OCEAN SPRINGS, Miss. (WLOX) - The Ocean Springs School District believes students and staff are more prepared after an unannounced intruder drill on Monday morning. However, the randomness of the drill left many parents and students feeling nervous.
The school’s Facebook page soon filled with comments from parents and students, with multiple people saying their children called them in tears believing their lives were in danger.
Bethany Fayard said she’s never been so scared as a parent after hearing there was a possible active shooting at Ocean Springs High.
“I sat here and looked at the pictures of my child on my desk just praying that he’s okay,” she said.
Within 15 minutes of the drill ending, the school announced to students that it was a drill. An email was then sent to parents notifying them, as well.
Word continued to spread on social media, causing many parents to panic.
“Parents were hearing from their kids, they were getting text messages where their children were scared and nobody could seem to confirm if it was real," said Fayard.
Many other parents on Facebook said they understand why drills like these are necessary in today’s world.
Brooks McKay is the director of operations for the Ocean Springs School District. He said he understands the fear parents felt but agrees that unannounced drills are needed so students know what to do in the event there is an actual intruder on campus.
“I have a son at that school as well, a senior in high school, and of course he texted me as well while this is going on and I can’t respond, you know," said McKay. “So it hits home with me.”
McKay said the school district planned the unannounced drill to match the unexpected nature of school shootings.
“We want an accurate gauge of where we’re at. If we tell them it’s a drill, they may not go with a sense of urgency," he said.
The school district worked closely with security experts to strengthen points that were most vulnerable, like times when students are out of class.

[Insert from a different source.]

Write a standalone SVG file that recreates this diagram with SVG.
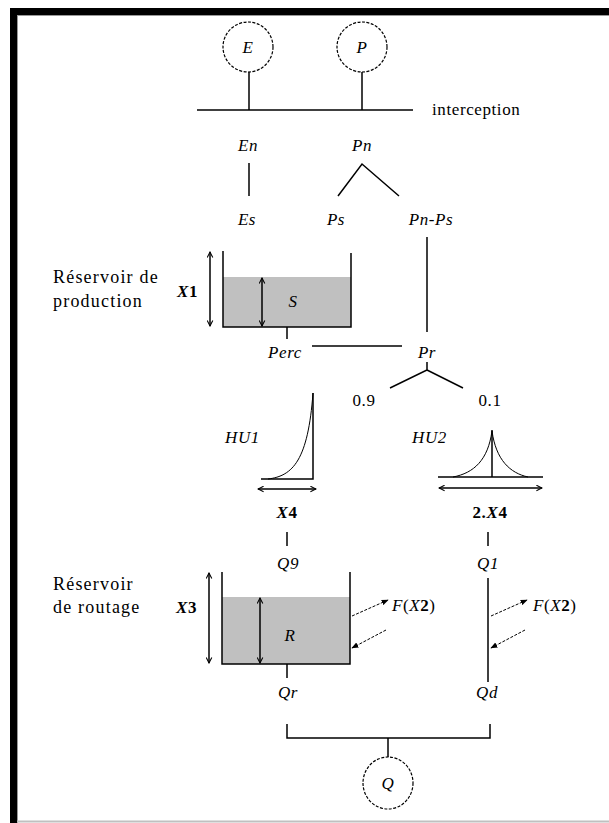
<svg xmlns="http://www.w3.org/2000/svg" width="609" height="823" viewBox="0 0 609 823">
<style>
.ln{stroke:#000;stroke-width:1.5;fill:none}
.thin{stroke:#000;stroke-width:1;fill:none}
.dbl{stroke:#000;stroke-width:1.5;fill:none}
.dc{stroke:#000;stroke-width:1.2;fill:#fff;stroke-dasharray:3 1.5}
.dash{stroke:#000;stroke-width:1;fill:none;stroke-dasharray:3 1.5}
text{font-family:"Liberation Serif","Times New Roman","DejaVu Serif",serif;font-size:17px;fill:#000;letter-spacing:0.6px}
.lbl{font-size:18px;letter-spacing:1.2px}
.i{font-style:italic}
.m{text-anchor:middle}
.b{font-weight:bold}
.gray{fill:#c0c0c0}
</style>
<defs>
<marker id="oa" viewBox="0 0 10 10" refX="9" refY="5" markerWidth="7" markerHeight="7" orient="auto-start-reverse" markerUnits="userSpaceOnUse">
<path d="M1 1 L9 5 L1 9" fill="none" stroke="#000" stroke-width="1.5"/>
</marker>
<marker id="fa" viewBox="0 0 10 10" refX="9" refY="5" markerWidth="7" markerHeight="7" orient="auto" markerUnits="userSpaceOnUse">
<path d="M0 1 L10 5 L0 9 Z" fill="#000"/>
</marker>
</defs>
<!-- frame -->
<rect x="10" y="8" width="599" height="7" fill="#000"/>
<rect x="10" y="8" width="7" height="815" fill="#000"/>
<line x1="17" y1="15.5" x2="609" y2="15.5" stroke="#999" stroke-width="1"/>
<line x1="17.5" y1="16" x2="17.5" y2="823" stroke="#999" stroke-width="1"/>
<line x1="17" y1="821.5" x2="609" y2="821.5" stroke="#c0c0c0" stroke-width="2"/>

<g id="connectors">
<line class="ln" x1="249" y1="72" x2="249" y2="110"/>
<line class="ln" x1="362" y1="72" x2="362" y2="110"/>
<line class="ln" x1="197" y1="110" x2="413" y2="110"/>
<line class="ln" x1="249" y1="163" x2="249" y2="196"/>
<polyline class="ln" points="338,196 362,164 399,196"/>
<line class="ln" x1="427" y1="237" x2="427" y2="332"/>
<line class="ln" x1="287" y1="327" x2="287" y2="339"/>
<line class="ln" x1="312" y1="346" x2="402" y2="346"/>
<polyline class="ln" points="427,362 427,370 390,388"/>
<line class="ln" x1="427" y1="370" x2="463" y2="388"/>
<line class="ln" x1="287" y1="532" x2="287" y2="546"/>
<line class="ln" x1="488" y1="532" x2="488" y2="546"/>
<line class="ln" x1="488" y1="578" x2="488" y2="682"/>
<line class="ln" x1="287" y1="664" x2="287" y2="678"/>
<polyline class="ln" points="287,724 287,738 490,738 490,724"/>
<line class="ln" x1="388" y1="738" x2="388" y2="757"/>
<line class="dash" x1="352" y1="616" x2="388" y2="600" marker-end="url(#fa)"/>
<line class="dash" x1="386" y1="630" x2="352" y2="648" marker-end="url(#fa)"/>
<line class="dash" x1="491" y1="616" x2="527" y2="600" marker-end="url(#fa)"/>
<line class="dash" x1="525" y1="630" x2="491" y2="648" marker-end="url(#fa)"/>
</g>

<g id="node-E">
<circle class="dc" cx="248" cy="47" r="25"/>
<text class="i m" x="248" y="53">E</text>
</g>
<g id="node-P">
<circle class="dc" cx="362" cy="47" r="25"/>
<text class="i m" x="362" y="53">P</text>
</g>
<g id="label-interception"><text x="432" y="115" letter-spacing="0.3">interception</text></g>
<g id="node-En"><text class="i m" x="248" y="151">En</text></g>
<g id="node-Pn"><text class="i m" x="362" y="151">Pn</text></g>
<g id="node-Es"><text class="i m" x="247" y="225">Es</text></g>
<g id="node-Ps"><text class="i m" x="336" y="225">Ps</text></g>
<g id="node-PnPs"><text class="i m" x="431" y="225">Pn-Ps</text></g>

<g id="reservoir-production">
<text class="lbl" x="53" y="283">Réservoir de</text>
<text class="lbl" x="53" y="307">production</text>
<rect class="gray" x="223" y="277" width="128" height="50"/>
<polyline class="ln" points="223,251 223,327 351,327 351,253"/>
<line class="dbl" x1="210" y1="252" x2="210" y2="326" marker-start="url(#oa)" marker-end="url(#oa)"/>
<line class="dbl" x1="262" y1="278" x2="262" y2="326" marker-start="url(#oa)" marker-end="url(#oa)"/>
<text class="b" x="177" y="297" font-size="18"><tspan class="i">X</tspan>1</text>
<text class="i m" x="293" y="307" font-size="18">S</text>
</g>
<g id="node-Perc"><text class="i m" x="285" y="358">Perc</text></g>
<g id="node-Pr"><text class="i m" x="427" y="358">Pr</text></g>
<g id="node-09"><text class="m" x="364" y="406">0.9</text></g>
<g id="node-01"><text class="m" x="490" y="406">0.1</text></g>

<g id="node-HU1">
<text class="i" x="225" y="443">HU1</text>
<path class="thin" d="M268 479 C293 476 308 460 313 393"/>
<polyline class="ln" points="261,479 313,479 313,393"/>
<line class="dbl" x1="258" y1="489" x2="316" y2="489" marker-start="url(#oa)" marker-end="url(#oa)"/>
<text class="m b" x="287" y="518"><tspan class="i">X</tspan>4</text>
</g>
<g id="node-HU2">
<text class="i" x="412" y="443">HU2</text>
<path class="thin" d="M453 477 C474 473 488 460 492 431 C496 460 510 473 528 477"/>
<line class="ln" x1="438" y1="477" x2="543" y2="477"/>
<line class="ln" x1="492" y1="430" x2="492" y2="477"/>
<line class="dbl" x1="439" y1="488" x2="542" y2="488" marker-start="url(#oa)" marker-end="url(#oa)"/>
<text class="m b" x="490" y="518">2.<tspan class="i">X</tspan>4</text>
</g>

<g id="node-Q9"><text class="i m" x="288" y="569">Q9</text></g>
<g id="node-Q1"><text class="i m" x="488" y="569">Q1</text></g>

<g id="reservoir-routage">
<text class="lbl" x="53" y="590">Réservoir</text>
<text class="lbl" x="53" y="613">de routage</text>
<rect class="gray" x="222" y="597" width="128" height="67"/>
<polyline class="ln" points="222,572 222,664 350,664 350,572"/>
<line class="dbl" x1="209" y1="573" x2="209" y2="663" marker-start="url(#oa)" marker-end="url(#oa)"/>
<line class="dbl" x1="260" y1="598" x2="260" y2="663" marker-start="url(#oa)" marker-end="url(#oa)"/>
<text class="b" x="176" y="613" font-size="18"><tspan class="i">X</tspan>3</text>
<text class="i m" x="290" y="641" font-size="18">R</text>
<text x="392" y="611"><tspan class="i">F</tspan>(<tspan class="i">X</tspan><tspan class="b">2</tspan>)</text>
</g>
<g id="label-FX2-right"><text x="533" y="611"><tspan class="i">F</tspan>(<tspan class="i">X</tspan><tspan class="b">2</tspan>)</text></g>
<g id="node-Qr"><text class="i m" x="288" y="698">Qr</text></g>
<g id="node-Qd"><text class="i m" x="487" y="698">Qd</text></g>
<g id="node-Q">
<ellipse class="dc" cx="388" cy="783" rx="25" ry="26"/>
<text class="i m" x="388" y="789">Q</text>
</g>
</svg>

“Some students knew exactly what to do because we’ve even had a video train them. If you’re in the courtyard, do this. If you’re in the cafeteria, do this,” McKay explained.
The school district chose this approach to show students that school shootings are possible at any moment.
“As painful as it was… I’m glad that they did it," Fayard said. “As long as the risk is out there for someone to come to school with a gun and shoot their friends and shoot their teachers, these children need to be prepared.”
McKay remembered a time when active shootings were not so common.
“Times have changed and we’re trying to be prepared and ultimately, at the end of the day, we’re trying to keep our students and staff safe," he said.
Some parents agreed that the drills were needed but offered suggestions on how they could be better handled, such as informing parents ahead of time.